Под дружные аплодисменты собравшиеся приняли наказ посланцам в Петроград — поддержать на съезде большевиков, их близкие для всех трудящихся лозунги: «Вся власть Советам!», «Земля — крестьянам!» Против этого наказа голосовали только два меньшевика.
С каждым днем все больше и больше народные массы убеждались в преступной, антинародной политике Временного правительства, в бессмысленности продолжения грабительской империалистической войны.
Но не дремала и контрреволюция. Войсковое правительство перешло к решительному подавлению революционных сил на Дону и в Донбассе.
Начались жестокие расправы с рабочими и крестьянами. Каледин обратился в ставку с требованием не присылать в область карательных войск. «Охрана рудников на донской земле — дело самих казаков», — доказывает он. И в рабочие поселки двинулись отряды, набранные из числа казаков-головорезов. В Горловке и Макеевке стал орудовать известный своей жестокостью есаул Чернецов, в Александровск-Грушевском — есаул Семилетов, в Богураевских, Лиховских, Гуковских, Свинаревских рудниках — палач сотник Лазарев. Возглавил всех карателей генерал Балабин.
Огнем и мечом прошлись они по городам и станицам Дона. Всюду на их пути пылали пожары, маячили виселицы, текли потоки невинной человеческой крови. Но остановить грозную поступь истории, предотвратить обреченный на гибель старый строй они не могли: великая буря, желанный Октябрь приближались.
17 (30) октября 1917 года наши делегаты выехали в Петроград. По дороге из газет узнали, что открытие съезда отложено на 25 октября, но договорились обратно не возвращаться, а продолжать путь. Прибыв в столицу, с головой окунулись в бурлящий водоворот революционной борьбы рабочих столицы.

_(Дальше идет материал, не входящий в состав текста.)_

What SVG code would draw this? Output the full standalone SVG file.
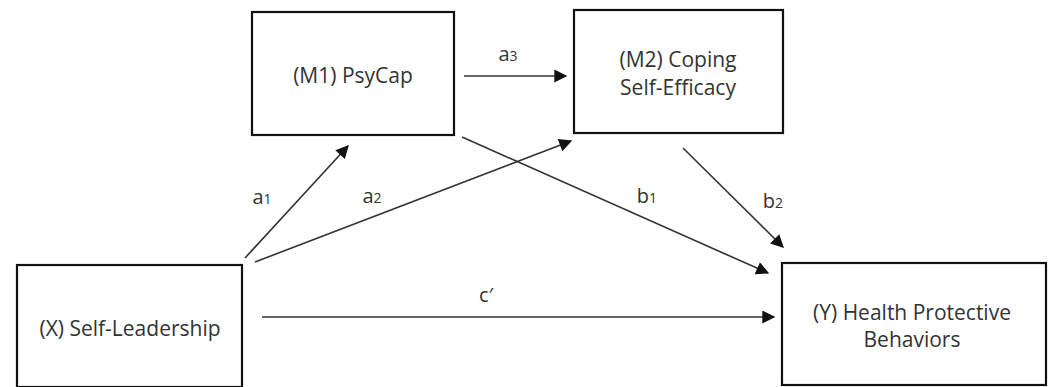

Город в те дни был до предела наэлектризован ненавистью народа к Временному правительству. По всему чувствовалось: часы этих правителей уже сочтены, страна, народ стоят на пороге событий огромной исторической важности. Фабрики, заводы кипели митингами. По улицам города сновали броневики, грузовые машины, полные вооруженных красногвардейцев, шагали колонны рослых моряков.